Suicide is Painless?
I was going to write this yesterday. In fact, each day, lately, I've had a plan but haven't followed through. Some weeks are more interesting than others.
A few years ago, my brother committed suicide. I knew he was having marital problems, but obviously his problems ran much deeper than I or anyone else in the family realized. No note that I'm aware of; he just told a friend that he was going to blow his own head off, and then he did. The last time I saw him was a few months before that. He had gained a lot of weight and was drinking a lot. He seemed very anxious, constantly checking his cell phone and laptop. He told me that he had been working as a network administrator for Cisco, travelling from state to state, and that he had to keep a tab on things. He even bragged about the network of computers he had installed in his apartment, and how he was going to make so much money providing network service. As always in the past, he claimed so many things, but all I could really be sure of was that he was troubled.
But this was nothing unusual for my brother. He was a troubled youth, a troubled teen, and, after he joined the Navy, a troubled sailor. When he retired from the Navy, I thought he was doing so well. He seemed to always have a good job and a good income. I remember once, when I was living in San Antonio (Texas), he told me that he couldn't imagine living on my paltry income. And my income always lagged behind his. Yet, by the time he ended his short life, my income was still much less but I had saved while he had squandered his.
He left behind an estranged wife, a girlfriend I never met, and two beautiful boys with great potential. I loved my brother, but I can't help but think what he had done was the height of his selfishness. He had so much going for him, or at least as far as I knew, and his family relied on him, but he left them and he left the rest of the world. My dad explained that, by the time my brother got to the state of mind he was in, it wasn't about selfishness anymore: he just wanted to end his life. My dad understood this because he's been suffering for years from a near-fatal sequence of events that started with steroid injections for pneumonia. Each year, my dad can absorb a little less oxygen, and his other disabilities confine him to a wheelchair most of the time. I think he is ready for the end; even fantasizes about it, but I'll write more on that later.

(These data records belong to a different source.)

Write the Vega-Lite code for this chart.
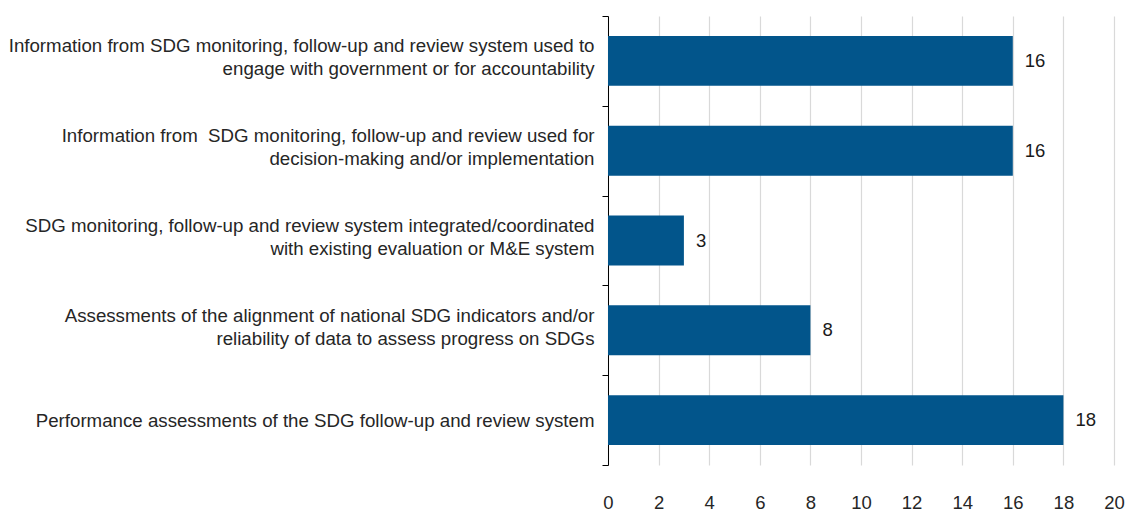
{
  "$schema": "https://vega.github.io/schema/vega-lite/v6.json",
  "autosize": {"type": "none"},
  "padding": {"left": 608, "top": 16, "right": 15, "bottom": 46},
  "width": 506,
  "height": 449,
  "config": {
    "view": {"stroke": null},
    "font": "Liberation Sans",
    "axis": {"labelFont": "Liberation Sans", "labelColor": "#262626"}
  },
  "data": {
    "values": [
      {"label": "Information from SDG monitoring, follow-up and review system used to|engage with government or for accountability", "value": 16},
      {"label": "Information from\u00a0 SDG monitoring, follow-up and review used for|decision-making and/or implementation", "value": 16},
      {"label": "SDG monitoring, follow-up and review system integrated/coordinated|with existing evaluation or M&E system", "value": 3},
      {"label": "Assessments of the alignment of national SDG indicators and/or|reliability of data to assess progress on SDGs", "value": 8},
      {"label": "Performance assessments of the SDG follow-up and review system", "value": 18}
    ]
  },
  "encoding": {
    "y": {
      "field": "label",
      "type": "nominal",
      "sort": null,
      "scale": {"paddingInner": 0, "paddingOuter": 0},
      "axis": {
        "title": null,
        "labelExpr": "split(datum.label, '|')",
        "labelFontSize": 18.7,
        "labelLineHeight": 23,
        "labelPadding": 8,
        "labelLimit": 700,
        "labelOffset": {"expr": "indexof(datum.label, '|') >= 0 ? -15 : 0"},
        "tickBand": "extent",
        "tickSize": 6,
        "tickColor": "#000000",
        "domainColor": "#000000",
        "domainWidth": 1,
        "tickWidth": 1
      }
    },
    "x": {
      "field": "value",
      "type": "quantitative",
      "scale": {"domain": [0, 20], "nice": false},
      "axis": {
        "title": null,
        "values": [0, 2, 4, 6, 8, 10, 12, 14, 16, 18, 20],
        "domain": false,
        "ticks": false,
        "grid": true,
        "gridColor": "#d9d9d9",
        "gridWidth": 1.2,
        "labelFontSize": 18.5,
        "labelPadding": 28,
        "labelFlush": false
      }
    }
  },
  "layer": [
    {"mark": {"type": "bar", "color": "#02558b", "height": {"band": 0.556}}},
    {
      "mark": {"type": "text", "align": "left", "dx": 12, "fontSize": 18.5, "color": "#1a1a1a"},
      "encoding": {"text": {"field": "value", "type": "quantitative"}}
    }
  ]
}
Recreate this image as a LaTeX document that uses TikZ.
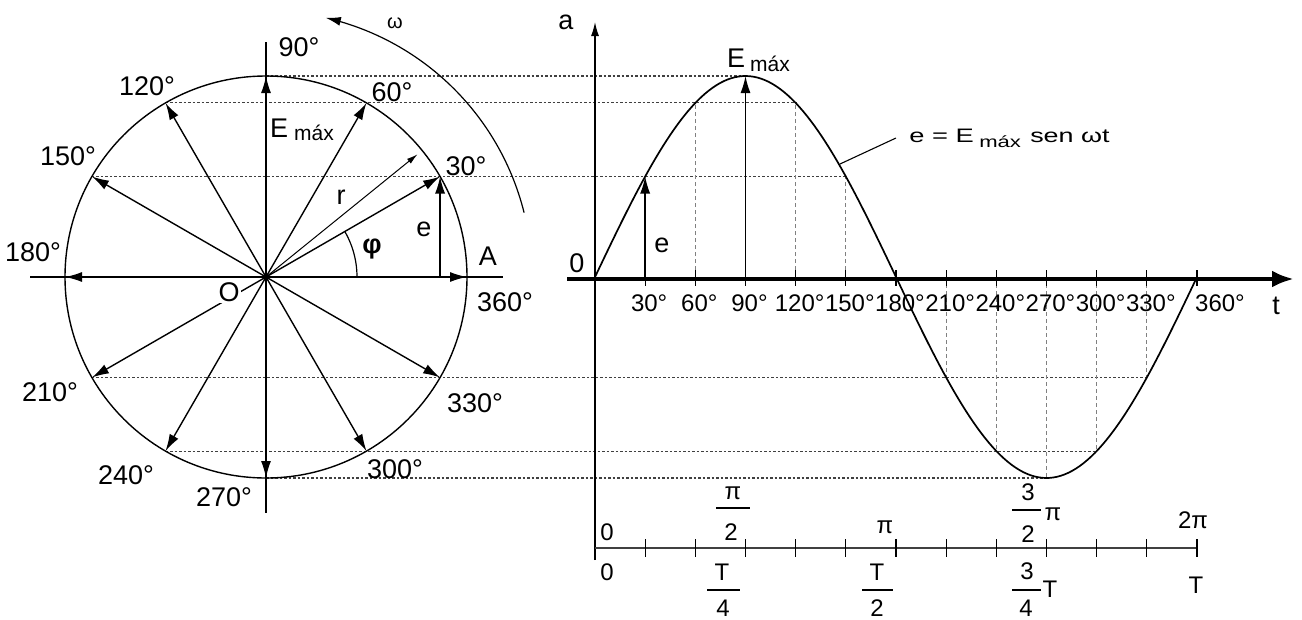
\documentclass[tikz,border=0pt]{standalone}
\usepackage{fontspec}
\setmainfont{Liberation Sans}
\usetikzlibrary{arrows.meta,calc}
\begin{document}
\begin{tikzpicture}[x=1pt,y=-1pt,
  line join=round,
  lbl/.style={inner sep=0pt, font=\fontsize{27}{29}\selectfont},
  albl/.style={inner sep=0pt, font=\fontsize{24}{26}\selectfont},
  sublbl/.style={inner sep=0pt, font=\fontsize{21}{22}\selectfont},
  eqlbl/.style={inner sep=0pt, anchor=west, transform shape, font=\fontsize{19.5}{21}\selectfont},
  vec/.style={line width=1.4pt, -{Latex[length=17pt,width=10pt]}},
  thinvec/.style={line width=1pt, -{Latex[length=11pt,width=6pt]}},
  hdot/.style={line width=1.1pt, black!75, dash pattern=on 2.5pt off 2pt},
  vdash/.style={line width=0.9pt, black!50, dash pattern=on 4pt off 3pt},
  fracbar/.style={line width=1.3pt},
  tick/.style={line width=1.2pt},
]
\useasboundingbox (0,0) rectangle (1302,619);
\def\R{201}
\def\K{1.672222}
\coordinate (O) at (266,277);
\foreach \a in {0,30,...,360} {
  \coordinate (P\a) at ({266+\R*cos(\a)},{277-\R*sin(\a)});
  \coordinate (G\a) at ({595+\a*\K},{277-\R*sin(\a)});
  \coordinate (B\a) at ({595+\a*\K},277);
  \coordinate (L\a) at ({595+\a*\K},548);
}
% ---------- horizontal dotted projection lines
\draw[hdot] (P90) -- (G90);
\draw[hdot] (P120) -- (G120);
\draw[hdot] (P150) -- (G150);
\draw[hdot] (P210) -- (G330);
\draw[hdot] (P240) -- (G300);
\draw[hdot] (P270) -- (G270);
% ---------- circle
\draw[line width=1.4pt] (O) circle[radius=\R];
\coordinate (HL) at (30,277);
\coordinate (HR) at (503,277);
\coordinate (VT) at (266,42);
\coordinate (VB) at (266,513);
\draw[line width=1.4pt] (HL) -- (HR);
\draw[line width=1.4pt] (VT) -- (VB);
\foreach \a in {0,30,...,330} { \draw[vec] (O) -- (P\a); }
\coordinate (E0) at (P30 |- O);
\draw[vec] (E0) -- (P30);
\coordinate (Rend) at ({266+195*cos(39)},{277-195*sin(39)});
\draw[thinvec] (O) -- (Rend);
\draw[line width=1.2pt] plot[domain=0:30,samples=30] ({266+91*cos(\x)},{277-91*sin(\x)});
\draw[line width=1.2pt, -{Latex[length=15pt,width=9pt]}] plot[domain=14:77,samples=60] ({266+266*cos(\x)},{277-266*sin(\x)});
\fill (O) circle[radius=3];
% circle labels
\node[lbl] (l90) at (299,47) {90°};
\node[lbl] (l120) at (147,86) {120°};
\node[lbl] (l60) at (392,92) {60°};
\node[lbl] (l150) at (68,156) {150°};
\node[lbl] (l30) at (466,166) {30°};
\node[lbl] (l180) at (33,252) {180°};
\node[lbl] (lA) at (488,256) {A};
\node[lbl] (l360) at (505,302) {360°};
\node[lbl, fill=white, inner sep=1.5pt] (lO) at (229,292) {O};
\node[lbl] (l210) at (50,392) {210°};
\node[lbl] (l330) at (475,403) {330°};
\node[lbl] (l240) at (126,475) {240°};
\node[lbl] (l300) at (395,469) {300°};
\node[lbl] (l270) at (224,497) {270°};
\node[lbl, anchor=west] (lE) at (270,128) {E};
\node[sublbl, anchor=west] (lEs) at (294,133) {máx};
\node[lbl] (lr) at (341,197) {r};
\node[lbl] (le) at (424,229) {e};
\node[lbl, font=\fontsize{27}{29}\selectfont\bfseries] (lphi) at (372,249) {φ};
\node[inner sep=0pt, font=\fontsize{20}{22}\selectfont] (lw) at (395,23) {ω};
% ---------- graph
\foreach \a in {60,120,150,210,240,270,300,330} { \draw[vdash] (B\a) -- (G\a); }
\draw[line width=1.7pt] plot[domain=0:360,samples=160] ({595+\x*\K},{277-\R*sin(\x)});
\coordinate (YB) at (595,560);
\coordinate (YT) at (595,22);
\draw[line width=1.3pt, -{Latex[length=14pt,width=8pt]}] (YB) -- (YT);
\coordinate (TL) at (567,279);
\coordinate (TR) at (1294,279);
\draw[line width=4.5pt, -{Latex[length=22pt,width=17pt]}] (TL) -- (TR);
\foreach \a in {30,60,...,360} { \draw[tick] ($(B\a)+(0,-7)$) -- ($(B\a)+(0,9)$); }
\draw[vec] (B30) -- (G30);
\draw[vec] (B90) -- (G90);
\node[lbl] (ga) at (566,22) {a};
\node[lbl] (g0) at (577,263) {0};
\node[lbl] (gt) at (1276,306) {t};
\node[lbl] (ge) at (662,245) {e};
\node[lbl, anchor=west] (gE) at (727,58) {E};
\node[sublbl, anchor=west] (gEs) at (750,64) {máx};
\begin{scope}[shift={(909,136)}, xscale=1.4]
  \node[eqlbl] (eq1) at (0,0) {e = E};
\end{scope}
\begin{scope}[shift={(979,142)}, xscale=1.38]
  \node[eqlbl, font=\fontsize{16}{18}\selectfont] (eq2) at (0,0) {máx};
\end{scope}
\begin{scope}[shift={(1030,136)}, xscale=1.38]
  \node[eqlbl] (eq3) at (0,0) {sen ωt};
\end{scope}
\coordinate (LdA) at (840,164);
\coordinate (LdB) at (896,138);
\draw[line width=1.1pt] (LdA) -- (LdB);
\foreach \a/\t in {30/30°,60/60°,90/90°,120/120°,150/150°,180/180°,210/210°,240/240°,270/270°,300/300°,330/330°} {
  \node[albl] (d\a) at ($(B\a)+(4,26)$) {\t};
}
\node[albl] (d360) at (1220,303) {360°};
% ---------- lower axis
\draw[line width=1.3pt, black!75] (L0) -- (L360);
\foreach \a in {30,60,...,360} { \draw[tick] ($(L\a)+(0,-9)$) -- ($(L\a)+(0,9)$); }
\node[albl] (u0) at (607,532) {0};
\node[albl] (upi2n) at (733,493) {π};
\draw[fracbar] (716,508) -- (750,508);
\node[albl] (upi2d) at (731,532) {2};
\node[albl] (upi) at (885,527) {π};
\node[albl] (u32n) at (1028,492) {3};
\draw[fracbar] (1012,510) -- (1041,510);
\node[albl] (u32d) at (1028,534) {2};
\node[albl] (u32p) at (1053,514) {π};
\node[albl] (u2pi) at (1193,520) {2π};
\node[albl] (b0) at (607,572) {0};
\node[albl] (bT4n) at (722,572) {T};
\draw[fracbar] (707,590) -- (740,590);
\node[albl] (bT4d) at (723,608) {4};
\node[albl] (bT2n) at (877,572) {T};
\draw[fracbar] (862,590) -- (893,590);
\node[albl] (bT2d) at (877,608) {2};
\node[albl] (b34n) at (1027,571) {3};
\draw[fracbar] (1012,590) -- (1041,590);
\node[albl] (b34d) at (1026,608) {4};
\node[albl] (b34T) at (1050,589) {T};
\node[albl] (bT) at (1196,585) {T};
\end{tikzpicture}
\end{document}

Yesterday, more people in Baghdad were killed by a pair of suicide bombers who took not only their own lives, but the lives of a score of innocent people, as well. While I can appreciate some of the motivations for these acts of suicide (their families are often compensated and they are considered by their peers, and sometimes their families, to be martyrs), I still cannot help but think that their selfishness goes beyond that of my brother. Whatever personal goal they had in mind, they took the lives of so many people who now have left their families and loved ones... I can't even begin to calculate how many lives were effected from these two acts. Unlike my brother, as far as I can tell, these men, these suicide bombers, were fully cognizant of their actions and did not suffer the same debilitating sense of futility that led my brother to do what he did. Maybe they suffered from a sense of futility about their social plight (living in an impoverished society; opressed by others), but I think their victims were in much the same straits when their lives were cut short. I cannot help but think that their selfishness and the pain they inflicted was 20-fold what my brother's was. Then I think about how bad it still hurts that my brother killed himself, and the depth of pain caused by the two bombers takes on devastating proportions.

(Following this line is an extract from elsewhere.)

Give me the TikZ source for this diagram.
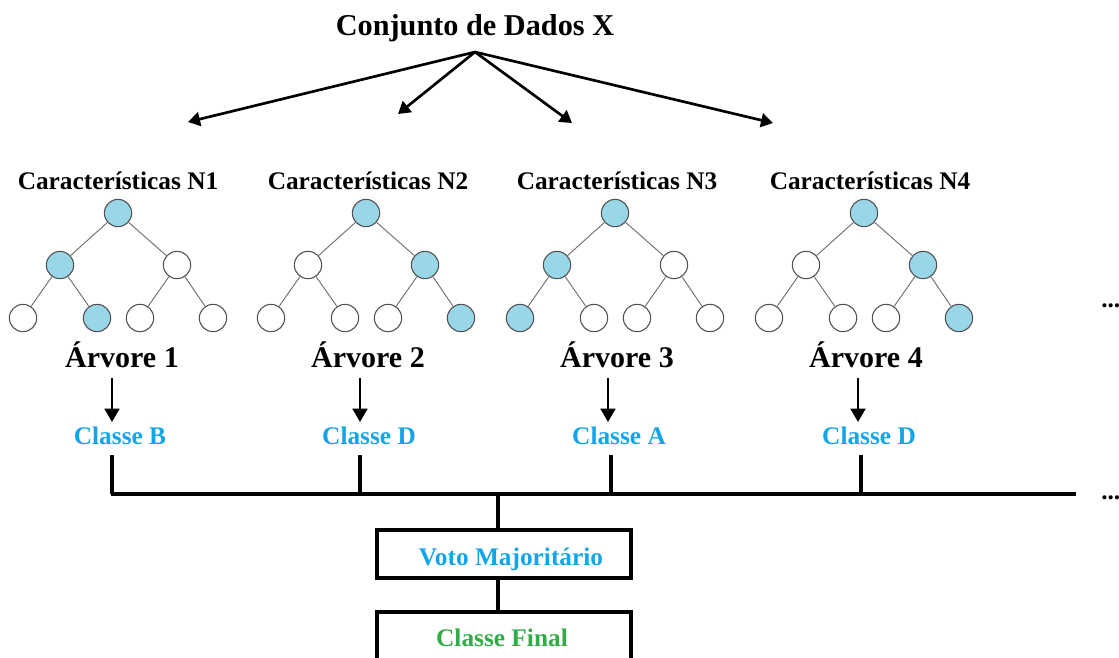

And these bombings occur just about every day, somewhere in the world. They've been going on for a while. I know the kind of pain they're inflicting does not stop or start with the suicide bombers. Governments cause and support pain -- I think all governments do. And to what end? They're competing with each other for a scrap of land, a pot of oil — things that wouldn't be so important if the people of the world could just cooperate and work together to figure out more efficient ways to share the world's resources. The amount of suffering caused by the "pragmatic" doctrines of these governments and organizations only fuels the engines that crank out the hopelessly misguided bombers.
I know, this is nothing new. Everything I'm saying: old news.
So I guess suffering is a given and nothing can be done to stop it. At least not in this material existence. So I'm looking for something deeper, perhaps for religion, perhaps just for a life beyond the flesh and bones of my own body. But I cannot and will not accept a belief that is exclusive of others to the point that I could justify taking my own life to make them suffer.